Required task = Every line in the listing below from the one with "Emit a Python" through the one with "0.695, 0.689, 0.682]" is to be reproduced exactly, both ends included; leave out the rest.

>> Begin Entries supplied

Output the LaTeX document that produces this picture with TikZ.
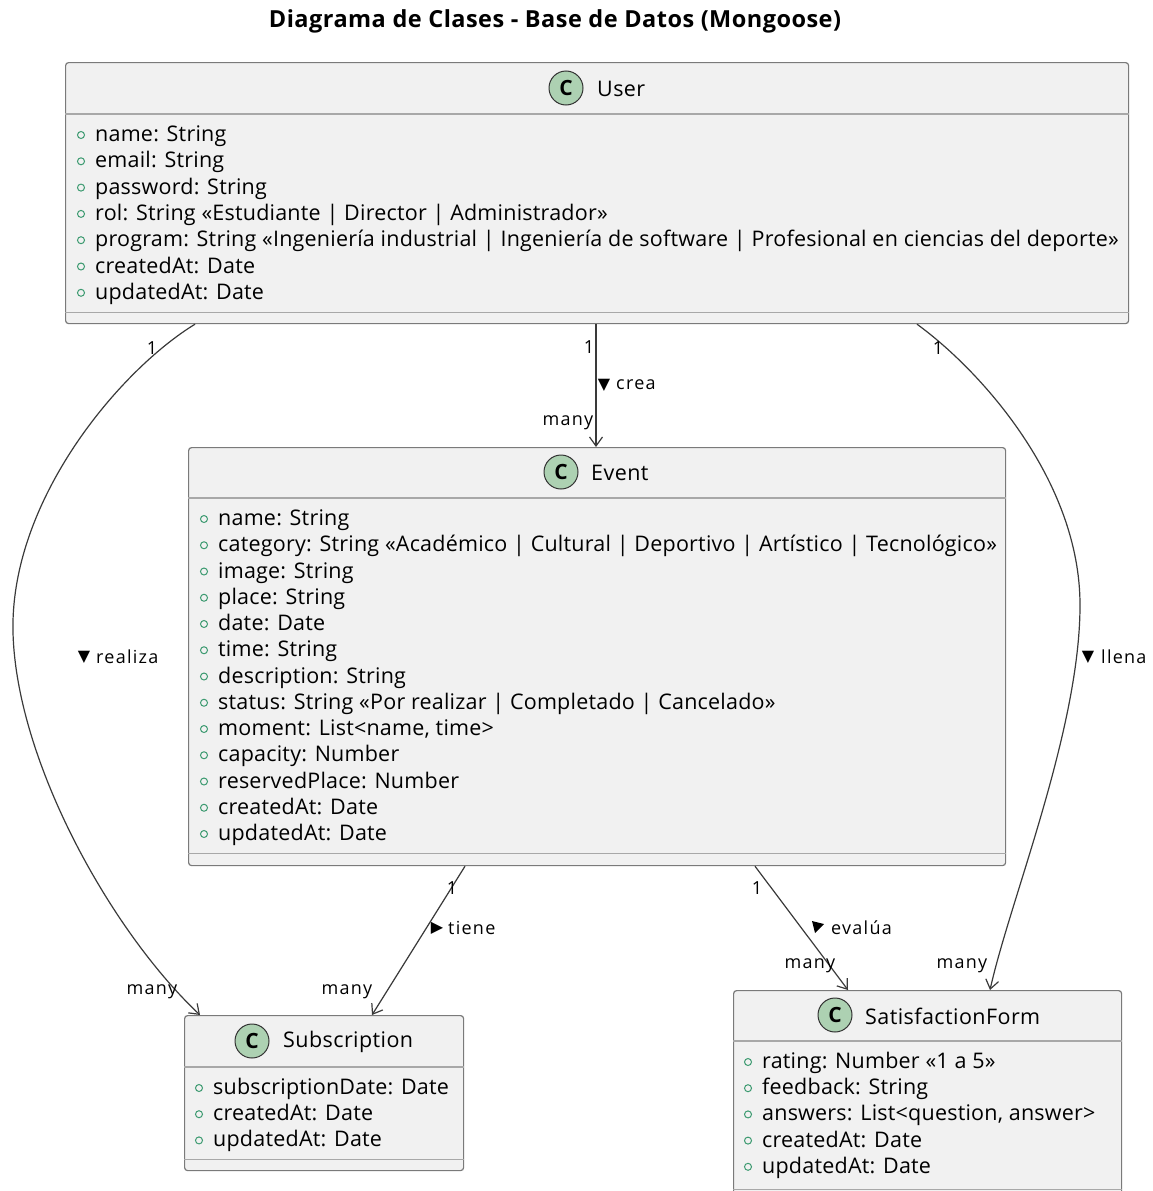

>> End Entries supplied
>> Begin Entries supplied

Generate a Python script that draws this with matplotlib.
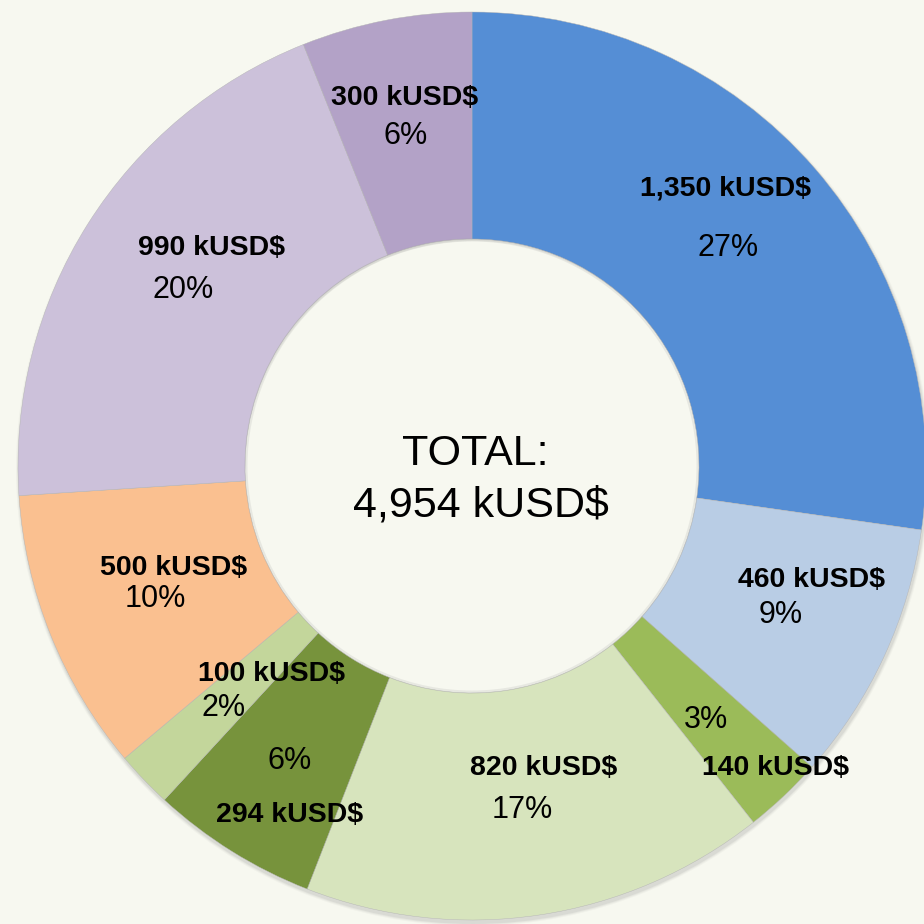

>> End Entries supplied
>> Begin Entries supplied

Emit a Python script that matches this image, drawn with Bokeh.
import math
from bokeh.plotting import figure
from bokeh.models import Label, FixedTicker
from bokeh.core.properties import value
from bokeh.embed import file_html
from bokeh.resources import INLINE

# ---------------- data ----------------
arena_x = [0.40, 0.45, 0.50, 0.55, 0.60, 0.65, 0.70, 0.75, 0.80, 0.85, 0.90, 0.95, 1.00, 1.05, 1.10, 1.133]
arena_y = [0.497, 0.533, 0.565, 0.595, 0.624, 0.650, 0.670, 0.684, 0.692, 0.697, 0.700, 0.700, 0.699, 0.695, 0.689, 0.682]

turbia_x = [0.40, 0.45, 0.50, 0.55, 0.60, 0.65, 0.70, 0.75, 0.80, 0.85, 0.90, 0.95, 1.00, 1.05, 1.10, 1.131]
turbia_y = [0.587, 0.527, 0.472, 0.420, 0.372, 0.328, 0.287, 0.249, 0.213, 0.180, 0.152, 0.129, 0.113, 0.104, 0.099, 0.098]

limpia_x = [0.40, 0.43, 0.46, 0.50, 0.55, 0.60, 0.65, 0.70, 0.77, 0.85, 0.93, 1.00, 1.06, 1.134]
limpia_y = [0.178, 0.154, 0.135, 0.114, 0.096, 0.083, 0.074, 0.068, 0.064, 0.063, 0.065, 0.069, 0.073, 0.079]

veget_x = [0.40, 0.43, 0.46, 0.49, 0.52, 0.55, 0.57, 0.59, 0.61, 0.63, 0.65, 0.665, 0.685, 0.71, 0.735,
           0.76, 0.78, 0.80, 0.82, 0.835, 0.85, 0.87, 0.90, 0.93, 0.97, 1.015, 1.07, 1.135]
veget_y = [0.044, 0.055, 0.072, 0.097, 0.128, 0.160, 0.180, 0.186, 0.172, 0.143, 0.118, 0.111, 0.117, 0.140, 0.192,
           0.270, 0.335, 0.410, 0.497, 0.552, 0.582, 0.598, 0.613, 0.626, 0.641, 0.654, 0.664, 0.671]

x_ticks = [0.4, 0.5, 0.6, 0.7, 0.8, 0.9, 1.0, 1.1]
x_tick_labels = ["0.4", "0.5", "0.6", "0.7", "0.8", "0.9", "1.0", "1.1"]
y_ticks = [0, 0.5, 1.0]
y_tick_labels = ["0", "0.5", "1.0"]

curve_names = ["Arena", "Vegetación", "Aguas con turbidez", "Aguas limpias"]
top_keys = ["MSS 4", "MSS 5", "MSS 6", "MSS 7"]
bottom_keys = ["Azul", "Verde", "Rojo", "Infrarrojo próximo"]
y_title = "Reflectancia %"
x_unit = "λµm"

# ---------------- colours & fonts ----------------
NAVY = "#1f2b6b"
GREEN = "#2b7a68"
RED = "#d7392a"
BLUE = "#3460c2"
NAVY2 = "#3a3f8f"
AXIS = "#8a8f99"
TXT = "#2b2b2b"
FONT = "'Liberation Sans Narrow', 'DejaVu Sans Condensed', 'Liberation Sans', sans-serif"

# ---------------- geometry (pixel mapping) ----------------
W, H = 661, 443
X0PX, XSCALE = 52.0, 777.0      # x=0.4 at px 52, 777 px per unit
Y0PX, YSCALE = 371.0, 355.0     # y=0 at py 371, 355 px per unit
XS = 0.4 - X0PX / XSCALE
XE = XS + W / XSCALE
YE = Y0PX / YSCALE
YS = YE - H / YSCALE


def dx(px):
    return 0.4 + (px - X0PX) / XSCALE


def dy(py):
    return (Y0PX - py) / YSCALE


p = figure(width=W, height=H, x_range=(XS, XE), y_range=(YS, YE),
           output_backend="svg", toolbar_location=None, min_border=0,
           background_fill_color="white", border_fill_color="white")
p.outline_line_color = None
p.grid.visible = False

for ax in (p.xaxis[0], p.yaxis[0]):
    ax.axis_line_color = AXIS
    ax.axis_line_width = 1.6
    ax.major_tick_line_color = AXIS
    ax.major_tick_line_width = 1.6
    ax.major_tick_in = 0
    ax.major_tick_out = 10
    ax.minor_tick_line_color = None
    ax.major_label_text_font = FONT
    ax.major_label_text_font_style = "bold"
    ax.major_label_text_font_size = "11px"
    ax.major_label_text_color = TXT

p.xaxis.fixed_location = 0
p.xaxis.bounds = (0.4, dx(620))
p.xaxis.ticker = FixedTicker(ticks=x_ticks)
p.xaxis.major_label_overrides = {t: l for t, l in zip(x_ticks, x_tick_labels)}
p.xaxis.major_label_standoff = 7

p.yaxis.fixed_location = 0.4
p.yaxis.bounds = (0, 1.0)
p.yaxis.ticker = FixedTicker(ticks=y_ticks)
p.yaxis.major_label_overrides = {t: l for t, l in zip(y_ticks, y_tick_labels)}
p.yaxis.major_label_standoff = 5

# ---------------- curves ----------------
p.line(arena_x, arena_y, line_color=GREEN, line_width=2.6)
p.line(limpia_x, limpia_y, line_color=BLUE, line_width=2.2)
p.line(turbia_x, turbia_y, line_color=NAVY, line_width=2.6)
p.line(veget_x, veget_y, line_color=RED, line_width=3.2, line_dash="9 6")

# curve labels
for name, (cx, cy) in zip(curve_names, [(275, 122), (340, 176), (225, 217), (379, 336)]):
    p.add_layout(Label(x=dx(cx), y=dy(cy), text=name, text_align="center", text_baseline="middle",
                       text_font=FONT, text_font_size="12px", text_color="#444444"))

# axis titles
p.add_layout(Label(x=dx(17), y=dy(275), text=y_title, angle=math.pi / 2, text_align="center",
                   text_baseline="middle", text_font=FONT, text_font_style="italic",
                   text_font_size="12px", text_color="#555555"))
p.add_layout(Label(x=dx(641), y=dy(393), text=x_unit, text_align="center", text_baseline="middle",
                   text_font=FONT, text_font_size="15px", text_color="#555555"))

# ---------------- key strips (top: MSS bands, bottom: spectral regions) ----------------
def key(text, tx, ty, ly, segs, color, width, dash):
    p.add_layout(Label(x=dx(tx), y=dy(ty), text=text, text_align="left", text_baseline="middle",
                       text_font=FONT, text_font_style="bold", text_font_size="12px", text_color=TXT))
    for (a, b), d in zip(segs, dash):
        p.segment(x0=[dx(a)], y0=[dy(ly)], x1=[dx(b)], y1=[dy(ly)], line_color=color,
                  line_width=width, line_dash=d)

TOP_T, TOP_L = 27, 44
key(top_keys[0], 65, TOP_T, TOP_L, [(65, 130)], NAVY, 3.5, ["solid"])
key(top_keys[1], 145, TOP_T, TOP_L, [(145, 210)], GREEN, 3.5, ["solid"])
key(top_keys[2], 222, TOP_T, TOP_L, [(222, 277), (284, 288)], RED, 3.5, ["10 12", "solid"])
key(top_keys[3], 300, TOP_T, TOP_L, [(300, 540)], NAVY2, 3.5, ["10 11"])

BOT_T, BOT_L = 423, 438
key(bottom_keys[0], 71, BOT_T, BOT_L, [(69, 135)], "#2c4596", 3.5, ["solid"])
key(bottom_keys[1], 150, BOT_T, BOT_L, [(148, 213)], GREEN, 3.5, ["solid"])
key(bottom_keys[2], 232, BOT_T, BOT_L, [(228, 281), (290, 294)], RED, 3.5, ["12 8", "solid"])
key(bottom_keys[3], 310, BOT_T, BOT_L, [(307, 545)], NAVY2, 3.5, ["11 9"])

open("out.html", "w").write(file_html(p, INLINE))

>> End Entries supplied

Response to the task =
Emit a Python script that matches this image, drawn with Bokeh.
import math
from bokeh.plotting import figure
from bokeh.models import Label, FixedTicker
from bokeh.core.properties import value
from bokeh.embed import file_html
from bokeh.resources import INLINE

# ---------------- data ----------------
arena_x = [0.40, 0.45, 0.50, 0.55, 0.60, 0.65, 0.70, 0.75, 0.80, 0.85, 0.90, 0.95, 1.00, 1.05, 1.10, 1.133]
arena_y = [0.497, 0.533, 0.565, 0.595, 0.624, 0.650, 0.670, 0.684, 0.692, 0.697, 0.700, 0.700, 0.699, 0.695, 0.689, 0.682]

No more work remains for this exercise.